STEVE: Who comes to see you? Is it people that from the old days, you know, cos you do new stuff now?
BRIAN: It’s very mixed. Yeah, we have a lot of people from the old days and they’re still with us, which is wonderful. I think what this film has showed up from the response, that we get to a new generation every time we go out.
BRIAN: … which is incredible. I don’t know how we got that lucky to be honest. Obviously I do Instagram and Twitter and everything these days that has become a big part of our lives and I get so many letters from 16 year-olds or whatever saying, “We’ve discovered this and we love it and we want to play guitar” and all this kind of stuff. It’s wonderful to see that it crosses every generation.

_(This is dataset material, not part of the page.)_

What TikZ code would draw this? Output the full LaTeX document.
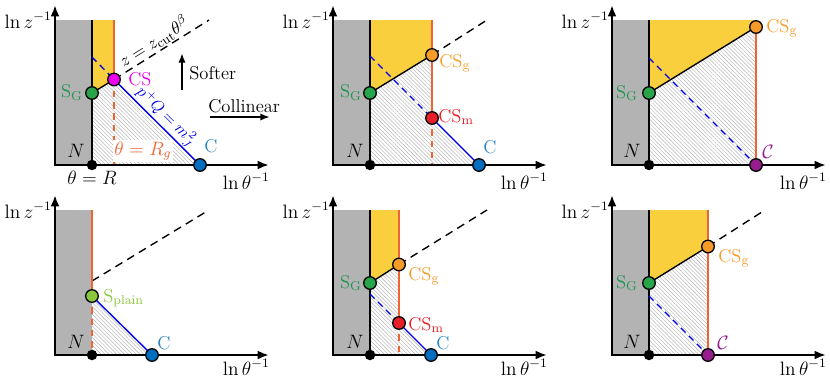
\documentclass[tikz,border=0pt]{standalone}
\usetikzlibrary{arrows.meta,patterns.meta,calc}
\definecolor{grayreg}{RGB}{179,179,179}
\definecolor{yel}{RGB}{250,207,62}
\definecolor{orline}{RGB}{240,100,50}
\definecolor{orpt}{RGB}{246,155,40}
\definecolor{mag}{RGB}{236,0,236}
\definecolor{grn}{RGB}{40,165,75}
\definecolor{grnlab}{RGB}{30,150,80}
\definecolor{lgrn}{RGB}{140,200,60}
\definecolor{redpt}{RGB}{232,30,40}
\definecolor{bluept}{RGB}{0,110,190}
\definecolor{bluelab}{RGB}{40,130,200}
\definecolor{purp}{RGB}{150,30,140}
\definecolor{bline}{RGB}{0,0,235}
\begin{document}
\begin{tikzpicture}[x=0.62pt,y=0.62pt,
  every node/.style={font=\fontsize{11.5}{13.8}\selectfont},
  zfont/.style={font=\fontsize{11}{13}\selectfont},
  pqfont/.style={font=\fontsize{10}{12}\selectfont},
  axis/.style={line width=1.4pt,{Latex[length=7pt,width=5.5pt]}-{Latex[length=7pt,width=5.5pt]}},
  bnd/.style={line width=0.85pt},
  zdash/.style={line width=0.85pt,dash pattern=on 5pt off 3.5pt},
  bl/.style={line width=0.85pt,bline},
  bldash/.style={line width=0.85pt,bline,dash pattern=on 4pt off 3pt},
  orl/.style={line width=0.75pt,orline},
  ordash/.style={line width=0.75pt,orline,dash pattern=on 4pt off 3pt},
  hatch/.style={pattern={Lines[angle=-45,distance=1.7pt,line width=0.28pt]},pattern color=gray!60},
  pt/.style={circle,draw=black,line width=0.8pt,minimum size=7.8pt,inner sep=0pt},
  ndot/.style={circle,fill=black,minimum size=6.5pt,inner sep=0pt},
  lab/.style={inner sep=0pt},
  arr/.style={line width=1pt,-{Latex[length=6pt,width=4.5pt]}},
]
\useasboundingbox (0,0) rectangle (830,381);

% ================= Panel 1 =================
\begin{scope}[shift={(55,216)}]
\coordinate (N1) at (37,0);
\coordinate (SG1) at (37,72);
\coordinate (CS1) at (59,85.5);
\coordinate (C1) at (145,0);
\coordinate (T1) at (37,145);
\coordinate (OT1) at (59,145);
\coordinate (OB1) at (59,0);
\coordinate (Z1) at (154,145);
\coordinate (B1) at (37,108);
\fill[grayreg] (0,0) rectangle (T1);
\fill[yel] (SG1) -- (T1) -- (OT1) -- (CS1) -- cycle;
\fill[hatch] (N1) -- (SG1) -- (CS1) -- (C1) -- cycle;
\draw[bnd] (N1) -- (T1);
\draw[bnd] (SG1) -- (CS1);
\draw[zdash] (CS1) -- (Z1) node[pos=0.48,above,sloped,inner sep=0.8pt,zfont] (zl1) {$z=z_{\rm cut}\theta^\beta$};
\draw[orl] (OT1) -- (CS1);
\draw[ordash] (CS1) -- (OB1);
\draw[bldash] (B1) -- (CS1);
\draw[bl] (CS1) -- (C1) node[pos=0.52,above,sloped,inner sep=0.8pt,text=bline,pqfont] (pq1) {$p^+Q=m_J^2$};
\node[lab,fill=white,inner sep=1pt,anchor=base,text=orline] (rg1) at (88,10) {$\theta=R_g$};
\draw[axis] (214,0) -- (0,0) -- (0,160);
\node[lab,anchor=base east] (lz1) at (-3,137) {$\ln z^{-1}$};
\node[lab,anchor=base east] (lt1) at (215,-24) {$\ln\theta^{-1}$};
\node[lab,anchor=base] (tr1) at (37,-19) {$\theta=R$};
\node[ndot] (n1) at (N1) {};
\node[pt,fill=grn] (sg1) at (SG1) {};
\node[pt,fill=mag] (cs1) at (CS1) {};
\node[pt,fill=bluept] (c1) at (C1) {};
\node[lab,anchor=base east] (ln1) at (30,8) {$N$};
\node[lab,anchor=base east,text=grnlab] (lsg1) at (28,67.5) {S$_\mathrm{G}$};
\node[lab,anchor=base west,text=mag] (lcs1) at (73,80) {CS};
\node[lab,anchor=base west,text=bluelab] (lc1) at (149,13) {C};
\coordinate (sa1) at (127,75);
\coordinate (sb1) at (127,112);
\draw[arr] (sa1) -- (sb1);
\node[lab,anchor=base west] (soft1) at (134,86) {Softer};
\node[lab,anchor=base west] (coll1) at (153,53) {Collinear};
\coordinate (ca1) at (155,48);
\coordinate (cb1) at (215,48);
\draw[arr] (ca1) -- (cb1);
\end{scope}

% ================= Panel 2 =================
\begin{scope}[shift={(333,216)}]
\coordinate (N2) at (37,0);
\coordinate (SG2) at (37,72);
\coordinate (CSg2) at (99,110);
\coordinate (CSm2) at (99,47);
\coordinate (C2) at (146,0);
\coordinate (T2) at (37,145);
\coordinate (OT2) at (99,145);
\coordinate (OB2) at (99,0);
\coordinate (Z2) at (154,145);
\coordinate (B2) at (37,109);
\fill[grayreg] (0,0) rectangle (T2);
\fill[yel] (SG2) -- (T2) -- (OT2) -- (CSg2) -- cycle;
\fill[hatch] (N2) -- (SG2) -- (CSg2) -- (CSm2) -- (C2) -- cycle;
\draw[bnd] (N2) -- (T2);
\draw[bnd] (SG2) -- (CSg2);
\draw[zdash] (CSg2) -- (Z2);
\draw[orl] (OT2) -- (CSm2);
\draw[ordash] (CSm2) -- (OB2);
\draw[bldash] (B2) -- (CSm2);
\draw[bl] (CSm2) -- (C2);
\draw[axis] (214,0) -- (0,0) -- (0,160);
\node[lab,anchor=base east] (lz2) at (-3,137) {$\ln z^{-1}$};
\node[lab,anchor=base east] (lt2) at (215,-24) {$\ln\theta^{-1}$};
\node[ndot] (n2) at (N2) {};
\node[pt,fill=grn] (sg2) at (SG2) {};
\node[pt,fill=orpt] (csg2) at (CSg2) {};
\node[pt,fill=redpt] (csm2) at (CSm2) {};
\node[pt,fill=bluept] (c2) at (C2) {};
\node[lab,anchor=base east] (ln2) at (31,8) {$N$};
\node[lab,anchor=base east,text=grnlab] (lsg2) at (29,67.5) {S$_\mathrm{G}$};
\node[lab,anchor=base west,text=orpt] (lcsg2) at (106,98) {CS$_\mathrm{g}$};
\node[lab,anchor=base west,text=redpt] (lcsm2) at (105,43) {CS$_\mathrm{m}$};
\node[lab,anchor=base west,text=bluelab] (lc2) at (150,12) {C};
\end{scope}

% ================= Panel 3 =================
\begin{scope}[shift={(612,216)}]
\coordinate (N3) at (37,0);
\coordinate (SG3) at (37,72);
\coordinate (CSg3) at (144,138);
\coordinate (CC3) at (144,0);
\coordinate (T3) at (37,145);
\coordinate (OT3) at (144,145);
\coordinate (B3) at (37,107);
\fill[grayreg] (0,0) rectangle (T3);
\fill[yel] (SG3) -- (T3) -- (OT3) -- (CSg3) -- cycle;
\fill[hatch] (N3) -- (SG3) -- (CSg3) -- (CC3) -- cycle;
\draw[bnd] (N3) -- (T3);
\draw[bnd] (SG3) -- (CSg3);
\draw[orl] (CSg3) -- (CC3);
\draw[bldash] (B3) -- (CC3);
\draw[axis] (214,0) -- (0,0) -- (0,160);
\node[lab,anchor=base east] (lz3) at (-3,137) {$\ln z^{-1}$};
\node[lab,anchor=base east] (lt3) at (215,-24) {$\ln\theta^{-1}$};
\node[ndot] (n3) at (N3) {};
\node[pt,fill=grn] (sg3) at (SG3) {};
\node[pt,fill=orpt] (csg3) at (CSg3) {};
\node[pt,fill=purp] (cc3) at (CC3) {};
\node[lab,anchor=base east] (ln3) at (29,8) {$N$};
\node[lab,anchor=base east,text=grnlab] (lsg3) at (26,67) {S$_\mathrm{G}$};
\node[lab,anchor=base west,text=orpt] (lcsg3) at (154,133) {CS$_\mathrm{g}$};
\node[lab,anchor=base west,text=purp] (lcc3) at (150,7) {$\mathcal{C}$};
\end{scope}

% ================= Panel 4 =================
\begin{scope}[shift={(55,26)}]
\coordinate (N4) at (37,0);
\coordinate (SP4) at (37,59);
\coordinate (C4) at (97,0);
\coordinate (T4) at (37,145);
\coordinate (ZS4) at (37,74);
\coordinate (Z4) at (154,145);
\fill[grayreg] (0,0) rectangle (T4);
\fill[hatch] (N4) -- (SP4) -- (C4) -- cycle;
\draw[zdash] (ZS4) -- (Z4);
\draw[orl] (T4) -- (SP4);
\draw[ordash] (SP4) -- (N4);
\draw[bl] (SP4) -- (C4);
\draw[axis] (214,0) -- (0,0) -- (0,160);
\node[lab,anchor=base east] (lz4) at (-3,137) {$\ln z^{-1}$};
\node[lab,anchor=base east] (lt4) at (215,-20) {$\ln\theta^{-1}$};
\node[ndot] (n4) at (N4) {};
\node[pt,fill=lgrn] (sp4) at (SP4) {};
\node[pt,fill=bluept] (c4) at (C4) {};
\node[lab,anchor=base east] (ln4) at (30,7) {$N$};
\node[lab,anchor=base west,text=lgrn] (lsp4) at (48,53) {S$_\mathrm{plain}$};
\node[lab,anchor=base west,text=bluelab] (lc4) at (102,6) {C};
\end{scope}

% ================= Panel 5 =================
\begin{scope}[shift={(333,26)}]
\coordinate (N5) at (37,0);
\coordinate (SG5) at (37,72);
\coordinate (CSg5) at (66,90.5);
\coordinate (CSm5) at (66,32);
\coordinate (C5) at (98,0);
\coordinate (T5) at (37,145);
\coordinate (OT5) at (66,145);
\coordinate (OB5) at (66,0);
\coordinate (Z5) at (154,145);
\coordinate (B5) at (37,61);
\fill[grayreg] (0,0) rectangle (T5);
\fill[yel] (SG5) -- (T5) -- (OT5) -- (CSg5) -- cycle;
\fill[hatch] (N5) -- (SG5) -- (CSg5) -- (CSm5) -- (C5) -- cycle;
\draw[bnd] (N5) -- (T5);
\draw[bnd] (SG5) -- (CSg5);
\draw[zdash] (CSg5) -- (Z5);
\draw[orl] (OT5) -- (CSm5);
\draw[ordash] (CSm5) -- (OB5);
\draw[bldash] (B5) -- (CSm5);
\draw[bl] (CSm5) -- (C5);
\draw[axis] (214,0) -- (0,0) -- (0,160);
\node[lab,anchor=base east] (lz5) at (-3,137) {$\ln z^{-1}$};
\node[lab,anchor=base east] (lt5) at (215,-20) {$\ln\theta^{-1}$};
\node[ndot] (n5) at (N5) {};
\node[pt,fill=grn] (sg5) at (SG5) {};
\node[pt,fill=orpt] (csg5) at (CSg5) {};
\node[pt,fill=redpt] (csm5) at (CSm5) {};
\node[pt,fill=bluept] (c5) at (C5) {};
\node[lab,anchor=base east] (ln5) at (31,7) {$N$};
\node[lab,anchor=base east,text=grnlab] (lsg5) at (29,67) {S$_\mathrm{G}$};
\node[lab,anchor=base west,text=orpt] (lcsg5) at (75,75) {CS$_\mathrm{g}$};
\node[lab,anchor=base west,text=redpt] (lcsm5) at (75,25) {CS$_\mathrm{m}$};
\node[lab,anchor=base west,text=bluelab] (lc5) at (103,6) {C};
\end{scope}

% ================= Panel 6 =================
\begin{scope}[shift={(612,26)}]
\coordinate (N6) at (37,0);
\coordinate (SG6) at (37,72);
\coordinate (CSg6) at (96,108.5);
\coordinate (CC6) at (96,0);
\coordinate (T6) at (37,145);
\coordinate (OT6) at (96,145);
\coordinate (Z6) at (153,145);
\coordinate (B6) at (37,59);
\fill[grayreg] (0,0) rectangle (T6);
\fill[yel] (SG6) -- (T6) -- (OT6) -- (CSg6) -- cycle;
\fill[hatch] (N6) -- (SG6) -- (CSg6) -- (CC6) -- cycle;
\draw[bnd] (N6) -- (T6);
\draw[bnd] (SG6) -- (CSg6);
\draw[zdash] (CSg6) -- (Z6);
\draw[orl] (OT6) -- (CC6);
\draw[bldash] (B6) -- (CC6);
\draw[axis] (214,0) -- (0,0) -- (0,160);
\node[lab,anchor=base east] (lz6) at (-3,137) {$\ln z^{-1}$};
\node[lab,anchor=base east] (lt6) at (215,-20) {$\ln\theta^{-1}$};
\node[ndot] (n6) at (N6) {};
\node[pt,fill=grn] (sg6) at (SG6) {};
\node[pt,fill=orpt] (csg6) at (CSg6) {};
\node[pt,fill=purp] (cc6) at (CC6) {};
\node[lab,anchor=base east] (ln6) at (29,7) {$N$};
\node[lab,anchor=base east,text=grnlab] (lsg6) at (26,67) {S$_\mathrm{G}$};
\node[lab,anchor=base west,text=orpt] (lcsg6) at (106,93) {CS$_\mathrm{g}$};
\node[lab,anchor=base west,text=purp] (lcc6) at (105,6) {$\mathcal{C}$};
\end{scope}
\end{tikzpicture}
\end{document}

STEVE: Alright – let’s recap what we’ve done everyone. Okay. (clears throat) Brian May’s single “New Horizons” is available for download right now and his stereoscopic books, “Mission Moon 3-D” and “Queen In 3-D” are also out now and if I could just describe them. I mean this is kind of coffee table size, beautifully photographed. I mean this is ideal for me. I love Queen and I love Space. I’m in heaven. You’re my pal and I love you.
BRIAN: And I love you.
STEVE: Brian May everybody. We’re all loved up.